• _YOUR GOAL_
Your task is to transcribe all of the data below exactly, omitting the images.

• _DATASET CONTENT_
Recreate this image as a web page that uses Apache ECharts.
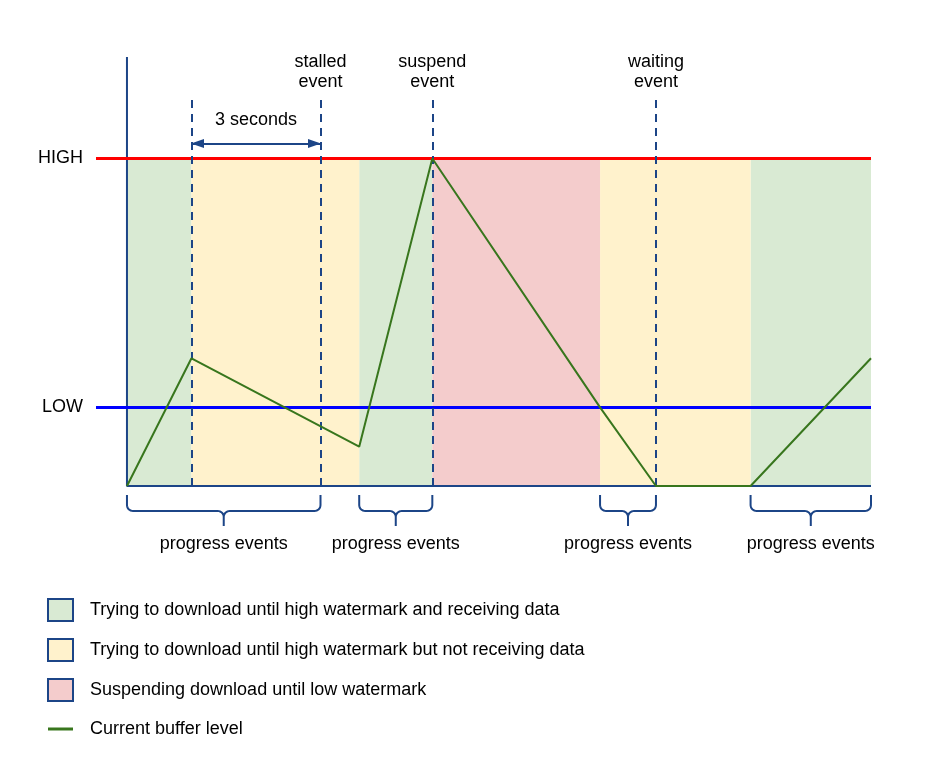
<!DOCTYPE html>
<html><head><meta charset="utf-8">
<script src="https://cdn.jsdelivr.net/npm/echarts@6/dist/echarts.min.js"></script>
<style>html,body{margin:0;padding:0;background:#fff}#c{width:946px;height:775px}</style>
</head><body><div id="c"></div>
<script>
// ---- data ----
const HIGH = 100;
const LOW = 24;
const bufferTime = [0, 1.5, 5.4, 7.1, 11.0, 12.3, 14.5, 17.3];
const bufferLevel = [0, 39, 12, 100, 24, 0, 0, 39];
const receivingRanges = [[0, 1.5], [5.4, 7.1], [14.5, 17.3]];
const notReceivingRanges = [[1.5, 5.4], [11.0, 14.5]];
const suspendRanges = [[7.1, 11.0]];
const progressRanges = [[0, 4.5], [5.4, 7.1], [11.0, 12.3], [14.5, 17.3]];
const progressLabel = 'progress events';
const eventTimes = [1.5, 4.5, 7.1, 12.3];
const eventLabels = ['', 'stalled\nevent', 'suspend\nevent', 'waiting\nevent'];
const stallWindow = [1.5, 4.5];
const stallLabel = '3 seconds';
const legendNames = [
  'Trying to download until high watermark and receiving data',
  'Trying to download until high watermark but not receiving data',
  'Suspending download until low watermark',
  'Current buffer level'
];
const T_MIN = -0.72, T_END = 17.3, Y_MAX = 131, EVENT_TOP = 118, ARROW_Y = 104.6;

// ---- chart ----
const FONT = 'Liberation Sans, Arial, sans-serif';
const FS = 18;
const AXIS_BLUE = '#1c4587';
const chart = echarts.init(document.getElementById('c'));

function regionRender(params, api) {
  const a = api.coord([api.value(0), HIGH]);
  const b = api.coord([api.value(1), 0]);
  return {
    type: 'rect',
    shape: { x: a[0], y: a[1], width: b[0] - a[0], height: b[1] - a[1] },
    style: { fill: api.visual('color') }
  };
}

function braceRender(params, api) {
  const p0 = api.coord([api.value(0), 0]);
  const p1 = api.coord([api.value(1), 0]);
  const x0 = p0[0], x1 = p1[0], y = p0[1];
  const cx = (x0 + x1) / 2;
  const top = y + 9, mid = y + 25, tip = y + 40, r = 6;
  const pts = [[x0, top]];
  const N = 8;
  for (let i = 0; i <= N; i++) { const t = i / N * Math.PI / 2; pts.push([x0 + r - r * Math.cos(t), mid - r + r * Math.sin(t)]); }
  for (let i = 0; i <= N; i++) { const t = Math.PI / 2 - i / N * Math.PI / 2; pts.push([cx - r + r * Math.cos(t), mid + r - r * Math.sin(t)]); }
  pts.push([cx, tip]);
  pts.push([cx, mid + r]);
  for (let i = 0; i <= N; i++) { const t = i / N * Math.PI / 2; pts.push([cx + r - r * Math.cos(t), mid + r - r * Math.sin(t)]); }
  for (let i = 0; i <= N; i++) { const t = i / N * Math.PI / 2; pts.push([x1 - r + r * Math.sin(t), mid - r + r * Math.cos(t)]); }
  pts.push([x1, top]);
  return {
    type: 'group',
    children: [
      { type: 'polyline', shape: { points: pts }, style: { stroke: AXIS_BLUE, lineWidth: 2, fill: null } },
      { type: 'text', style: { text: progressLabel, x: cx, y: y + 58, align: 'center', verticalAlign: 'middle', fill: '#000', font: FS + 'px ' + FONT } }
    ]
  };
}

const eventLines = eventTimes.map((t, i) => [
  { coord: [t, 0], lineStyle: { color: AXIS_BLUE, width: 2, type: [8, 6] } },
  {
    coord: [t, EVENT_TOP],
    label: eventLabels[i] ? { show: true, position: 'end', formatter: eventLabels[i], distance: 8, lineHeight: 20, fontSize: FS, color: '#000', fontFamily: FONT } : { show: false }
  }
]);

const levelLines = [
  { yAxis: HIGH, lineStyle: { color: '#ff0000', width: 3, type: 'solid' },
    label: { show: true, position: 'start', formatter: 'HIGH', distance: 13, fontSize: FS, color: '#000', fontFamily: FONT } },
  { yAxis: LOW, lineStyle: { color: '#0000ff', width: 3, type: 'solid' },
    label: { show: true, position: 'start', formatter: 'LOW', distance: 13, fontSize: FS, color: '#000', fontFamily: FONT } }
];

const arrowLine = [[
  { coord: [stallWindow[0], ARROW_Y], symbol: 'triangle', symbolSize: [9, 13], symbolOffset: [0, 6],
    lineStyle: { color: AXIS_BLUE, width: 2, type: 'solid' },
    label: { show: true, position: 'insideMiddleTop', formatter: stallLabel, distance: 14, fontSize: FS, color: '#000', fontFamily: FONT } },
  { coord: [stallWindow[1], ARROW_Y], symbol: 'triangle', symbolSize: [9, 13], symbolOffset: [0, 6] }
]];

const option = {
  animation: false,
  textStyle: { fontFamily: FONT },
  grid: { left: 96, right: 75, top: 57, bottom: 289 },
  xAxis: { type: 'value', min: T_MIN, max: T_END, show: false },
  yAxis: { type: 'value', min: 0, max: Y_MAX, show: false },
  legend: {
    orient: 'vertical', left: 47, top: 598, padding: 0,
    itemWidth: 25, itemHeight: 22, itemGap: 16,
    textStyle: { fontSize: FS, color: '#000', fontFamily: FONT, lineHeight: 22, padding: [0, 0, 0, 12] },
    selectedMode: false,
    data: [
      { name: legendNames[0], icon: 'rect', itemStyle: { borderColor: AXIS_BLUE, borderWidth: 2 } },
      { name: legendNames[1], icon: 'rect', itemStyle: { borderColor: AXIS_BLUE, borderWidth: 2 } },
      { name: legendNames[2], icon: 'rect', itemStyle: { borderColor: AXIS_BLUE, borderWidth: 2 } },
      { name: legendNames[3], icon: 'path://M0,0M0,9.5L25,9.5L25,12.5L0,12.5ZM25,22', itemStyle: { color: '#38761d', borderWidth: 0 } }
    ]
  },
  series: [
    { name: legendNames[0], type: 'custom', renderItem: regionRender, data: receivingRanges, encode: { x: [0, 1] }, itemStyle: { color: '#d9ead3' }, z: 1, silent: true },
    { name: legendNames[1], type: 'custom', renderItem: regionRender, data: notReceivingRanges, encode: { x: [0, 1] }, itemStyle: { color: '#fff2cc' }, z: 1, silent: true },
    { name: legendNames[2], type: 'custom', renderItem: regionRender, data: suspendRanges, encode: { x: [0, 1] }, itemStyle: { color: '#f4cccc' }, z: 1, silent: true },
    {
      name: 'frame', type: 'line', symbol: 'none', clip: false, silent: true, z: 3,
      data: [[0, Y_MAX], [0, 0], [T_END, 0]],
      lineStyle: { color: AXIS_BLUE, width: 2 },
      markLine: { silent: true, symbol: 'none', animation: false, label: { show: false },
        data: levelLines.concat(eventLines).concat(arrowLine) }
    },
    {
      name: legendNames[3], type: 'line', symbol: 'none', clip: false, silent: true, z: 10,
      data: bufferTime.map((t, i) => [t, bufferLevel[i]]),
      itemStyle: { color: '#38761d' },
      lineStyle: { color: '#38761d', width: 2 }
    },
    { name: 'braces', type: 'custom', renderItem: braceRender, data: progressRanges, encode: { x: [0, 1] }, z: 4, silent: true }
  ]
};
chart.setOption(option);
</script>
</body></html>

• _COMPLETE ANSWER_
Recreate this image as a web page that uses Apache ECharts.
<!DOCTYPE html>
<html><head><meta charset="utf-8">
<script src="https://cdn.jsdelivr.net/npm/echarts@6/dist/echarts.min.js"></script>
<style>html,body{margin:0;padding:0;background:#fff}#c{width:946px;height:775px}</style>
</head><body><div id="c"></div>
<script>
// ---- data ----
const HIGH = 100;
const LOW = 24;
const bufferTime = [0, 1.5, 5.4, 7.1, 11.0, 12.3, 14.5, 17.3];
const bufferLevel = [0, 39, 12, 100, 24, 0, 0, 39];
const receivingRanges = [[0, 1.5], [5.4, 7.1], [14.5, 17.3]];
const notReceivingRanges = [[1.5, 5.4], [11.0, 14.5]];
const suspendRanges = [[7.1, 11.0]];
const progressRanges = [[0, 4.5], [5.4, 7.1], [11.0, 12.3], [14.5, 17.3]];
const progressLabel = 'progress events';
const eventTimes = [1.5, 4.5, 7.1, 12.3];
const eventLabels = ['', 'stalled\nevent', 'suspend\nevent', 'waiting\nevent'];
const stallWindow = [1.5, 4.5];
const stallLabel = '3 seconds';
const legendNames = [
  'Trying to download until high watermark and receiving data',
  'Trying to download until high watermark but not receiving data',
  'Suspending download until low watermark',
  'Current buffer level'
];
const T_MIN = -0.72, T_END = 17.3, Y_MAX = 131, EVENT_TOP = 118, ARROW_Y = 104.6;

// ---- chart ----
const FONT = 'Liberation Sans, Arial, sans-serif';
const FS = 18;
const AXIS_BLUE = '#1c4587';
const chart = echarts.init(document.getElementById('c'));

function regionRender(params, api) {
  const a = api.coord([api.value(0), HIGH]);
  const b = api.coord([api.value(1), 0]);
  return {
    type: 'rect',
    shape: { x: a[0], y: a[1], width: b[0] - a[0], height: b[1] - a[1] },
    style: { fill: api.visual('color') }
  };
}

function braceRender(params, api) {
  const p0 = api.coord([api.value(0), 0]);
  const p1 = api.coord([api.value(1), 0]);
  const x0 = p0[0], x1 = p1[0], y = p0[1];
  const cx = (x0 + x1) / 2;
  const top = y + 9, mid = y + 25, tip = y + 40, r = 6;
  const pts = [[x0, top]];
  const N = 8;
  for (let i = 0; i <= N; i++) { const t = i / N * Math.PI / 2; pts.push([x0 + r - r * Math.cos(t), mid - r + r * Math.sin(t)]); }
  for (let i = 0; i <= N; i++) { const t = Math.PI / 2 - i / N * Math.PI / 2; pts.push([cx - r + r * Math.cos(t), mid + r - r * Math.sin(t)]); }
  pts.push([cx, tip]);
  pts.push([cx, mid + r]);
  for (let i = 0; i <= N; i++) { const t = i / N * Math.PI / 2; pts.push([cx + r - r * Math.cos(t), mid + r - r * Math.sin(t)]); }
  for (let i = 0; i <= N; i++) { const t = i / N * Math.PI / 2; pts.push([x1 - r + r * Math.sin(t), mid - r + r * Math.cos(t)]); }
  pts.push([x1, top]);
  return {
    type: 'group',
    children: [
      { type: 'polyline', shape: { points: pts }, style: { stroke: AXIS_BLUE, lineWidth: 2, fill: null } },
      { type: 'text', style: { text: progressLabel, x: cx, y: y + 58, align: 'center', verticalAlign: 'middle', fill: '#000', font: FS + 'px ' + FONT } }
    ]
  };
}

const eventLines = eventTimes.map((t, i) => [
  { coord: [t, 0], lineStyle: { color: AXIS_BLUE, width: 2, type: [8, 6] } },
  {
    coord: [t, EVENT_TOP],
    label: eventLabels[i] ? { show: true, position: 'end', formatter: eventLabels[i], distance: 8, lineHeight: 20, fontSize: FS, color: '#000', fontFamily: FONT } : { show: false }
  }
]);

const levelLines = [
  { yAxis: HIGH, lineStyle: { color: '#ff0000', width: 3, type: 'solid' },
    label: { show: true, position: 'start', formatter: 'HIGH', distance: 13, fontSize: FS, color: '#000', fontFamily: FONT } },
  { yAxis: LOW, lineStyle: { color: '#0000ff', width: 3, type: 'solid' },
    label: { show: true, position: 'start', formatter: 'LOW', distance: 13, fontSize: FS, color: '#000', fontFamily: FONT } }
];

const arrowLine = [[
  { coord: [stallWindow[0], ARROW_Y], symbol: 'triangle', symbolSize: [9, 13], symbolOffset: [0, 6],
    lineStyle: { color: AXIS_BLUE, width: 2, type: 'solid' },
    label: { show: true, position: 'insideMiddleTop', formatter: stallLabel, distance: 14, fontSize: FS, color: '#000', fontFamily: FONT } },
  { coord: [stallWindow[1], ARROW_Y], symbol: 'triangle', symbolSize: [9, 13], symbolOffset: [0, 6] }
]];

const option = {
  animation: false,
  textStyle: { fontFamily: FONT },
  grid: { left: 96, right: 75, top: 57, bottom: 289 },
  xAxis: { type: 'value', min: T_MIN, max: T_END, show: false },
  yAxis: { type: 'value', min: 0, max: Y_MAX, show: false },
  legend: {
    orient: 'vertical', left: 47, top: 598, padding: 0,
    itemWidth: 25, itemHeight: 22, itemGap: 16,
    textStyle: { fontSize: FS, color: '#000', fontFamily: FONT, lineHeight: 22, padding: [0, 0, 0, 12] },
    selectedMode: false,
    data: [
      { name: legendNames[0], icon: 'rect', itemStyle: { borderColor: AXIS_BLUE, borderWidth: 2 } },
      { name: legendNames[1], icon: 'rect', itemStyle: { borderColor: AXIS_BLUE, borderWidth: 2 } },
      { name: legendNames[2], icon: 'rect', itemStyle: { borderColor: AXIS_BLUE, borderWidth: 2 } },
      { name: legendNames[3], icon: 'path://M0,0M0,9.5L25,9.5L25,12.5L0,12.5ZM25,22', itemStyle: { color: '#38761d', borderWidth: 0 } }
    ]
  },
  series: [
    { name: legendNames[0], type: 'custom', renderItem: regionRender, data: receivingRanges, encode: { x: [0, 1] }, itemStyle: { color: '#d9ead3' }, z: 1, silent: true },
    { name: legendNames[1], type: 'custom', renderItem: regionRender, data: notReceivingRanges, encode: { x: [0, 1] }, itemStyle: { color: '#fff2cc' }, z: 1, silent: true },
    { name: legendNames[2], type: 'custom', renderItem: regionRender, data: suspendRanges, encode: { x: [0, 1] }, itemStyle: { color: '#f4cccc' }, z: 1, silent: true },
    {
      name: 'frame', type: 'line', symbol: 'none', clip: false, silent: true, z: 3,
      data: [[0, Y_MAX], [0, 0], [T_END, 0]],
      lineStyle: { color: AXIS_BLUE, width: 2 },
      markLine: { silent: true, symbol: 'none', animation: false, label: { show: false },
        data: levelLines.concat(eventLines).concat(arrowLine) }
    },
    {
      name: legendNames[3], type: 'line', symbol: 'none', clip: false, silent: true, z: 10,
      data: bufferTime.map((t, i) => [t, bufferLevel[i]]),
      itemStyle: { color: '#38761d' },
      lineStyle: { color: '#38761d', width: 2 }
    },
    { name: 'braces', type: 'custom', renderItem: braceRender, data: progressRanges, encode: { x: [0, 1] }, z: 4, silent: true }
  ]
};
chart.setOption(option);
</script>
</body></html>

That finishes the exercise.